Mi vieja mochila
La semana pasada, buscando algo en el altillo de mi armario, encontré entre un par de bolsas una mochila que hacía un siglo que no utilizaba.
Más por nostalgia que otra cosa, la bajé junto con la ropa de nieve, y al verla Virginia, la chica que limpia en casa, me dijo:
–¡que horror! ¡esa mochila está fatal! Le han salido cosas negras y se está deshaciendo….
Bueno, yo toqué esa bolsa y me puse a recordar:
Fue después de irme de Algete, cuando mi vida, mis amigos, mi trabajo, todo lo que hasta ese momento conocía, cambiaron radicalmente.
Entre otras muchas cosas, allí dejé una mochila gigante, de esas que llevan barras laterales, de acampada que se sostenía de pie.
Fui a buscar una sustituta a una tienda de montañismo y la dependienta me comentó que ese tipo de mochilas son pesadas para una mujer, que había nuevos modelos con las mismas prestaciones pero más ligeras y mas ergonómicas.
Me mostró los diferentes tipos, y ¡ahí estaba! ¡Mi súper mochila! Color verde y arena,
Alta, ligera, con montones de bolsillos, con unos tirantes acolchados y cómodos que llevaban una cincha para descargar un poco el peso de mi espalda, con una correa para fijarla en la cintura, y otra pectoral ajustable…. ¡Justo lo que yo necesitaba!
Podía ajustar una tienda de acampar por debajo, instalarle el saco de dormir, y el cuerpo de la mochila se dividía con una cremallera. ¡Que útil! ¡Poder guardar en un lado la ropa limpia y en otro la Sucia!
Todo esto pensaba yo mientras acariciaba la suavidad de su parte posterior y, pese a que valía un montón más de lo que tenía calculado, y en ese tiempo mi economía era menos que mala, haciéndome un regalo, me la compré.

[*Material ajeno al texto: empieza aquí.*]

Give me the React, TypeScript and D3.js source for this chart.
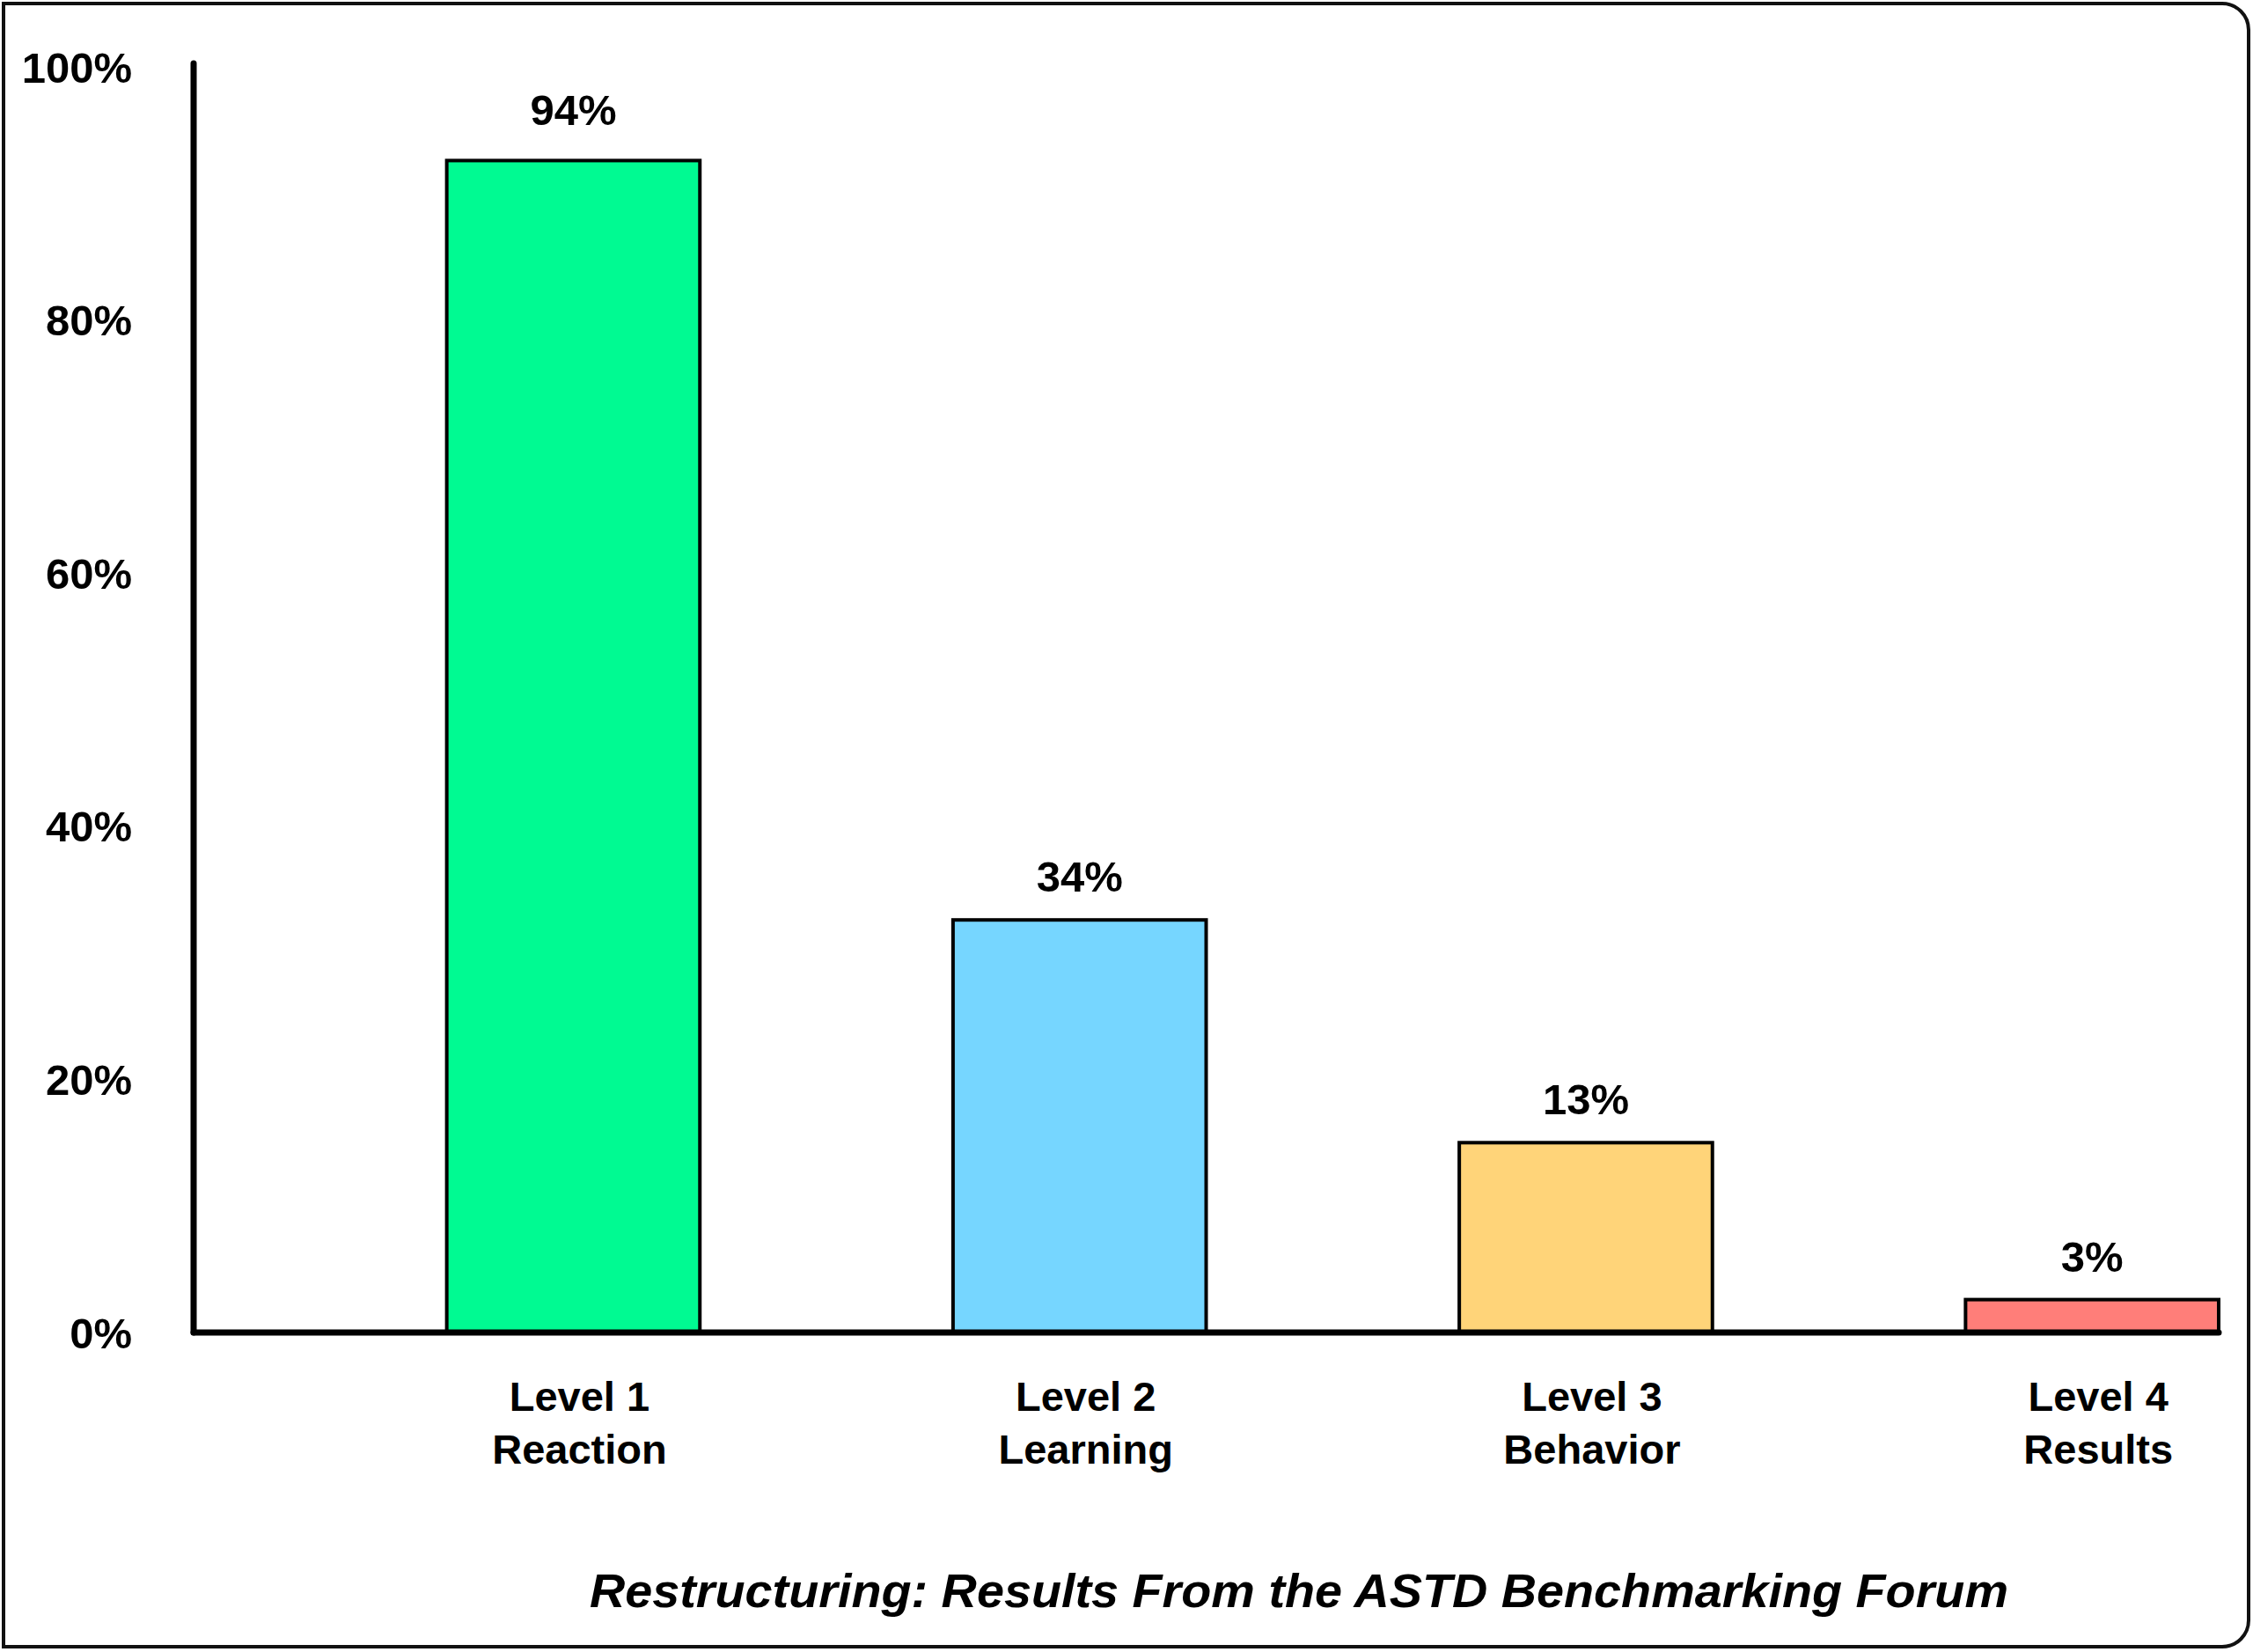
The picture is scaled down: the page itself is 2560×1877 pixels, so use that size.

Sería imposible contar las aventuras, los viajes, que he vivido con esa mochila.
Se sabía de memoria la ruta Madrid Granada; encontrar el expreso sierra nevada, cuando llegar a la vía 20 en atocha para coger ese tren, con una maleta, mi bastón y una mochila era poco menos que misión imposible, a cielo abierto, por andenes llenos de ruido, sonidos fuertes, corrientes de aire, justo lo que más desorienta, y acabar en las manos de algún tipo con olor a vino que amablemente me decía dónde estaba el tren.
Mis viajes por todo el mundo con mi mochila: recorrer España con ella, a veces sola, a veces con amigos.
Recuerdo la primera vez que fuimos mi mochila y yo en ave, a finales del 92, sólo por el gusto de probarlo, ya que yo nunca había montado en este tipo de trenes. Madrid, Sevilla, Barcelona, Galicia, país Vasco, Asturias,, Canarias…
Guardaba todo lo que podía necesitar ahí, ya fuera en un fin de semana, o en un mes de vacaciones. Era como el bolso de Mary Poppins, ¡entraba todo! Mi música, mis cintas, mi ropa, mis cosas de aseo, primero el bastón, más adelante los complementos de mi perra….
Viajar a Francia, a Italia, a Alemania, a Argentina, a Cuba, a Israel…. Con mi inseparable mochila.
Dormir con ella en trenes, buses, albergues… usarla de almohada, de asiento, de respaldo, abrazarla en las decepciones o en las despedidas, y bailar con ella en las alegrías.
Ir a buscar a mi primera perra guía, y luego las que vinieron después.
Hacer tres mudanzas de tres casas, sobrecargando tanto sus tirantes como mi espalda, transportando mi vida, mi pequeño mundo a trocitos.
Y ahí estaba mi pobrecita mochila, vieja, desgastada, con su espaldar degradándose, con manchas negras y las cinchas deshilachadas.
Tenía que despedirme de ella, no cabía la menor duda.
Registré por última vez sus bolsillos: aún encontré un par de calcetines, un cepillo del pelo y un paquete de pañuelos de papel.
¿Cómo se despide una de su súper mochila?
Con ella a mi espalda me sentía grande, aventurera, con el universo entero para explorar, ¡y ella nunca me falló!
No he sido lo bastante valiente para dejar en el contenedor, a mi pobre mochila. Mi cobardía me lo ha impedido. Con ella se va más de la mitad de mi vida, con todo lo de apasionante que en ella ha habido.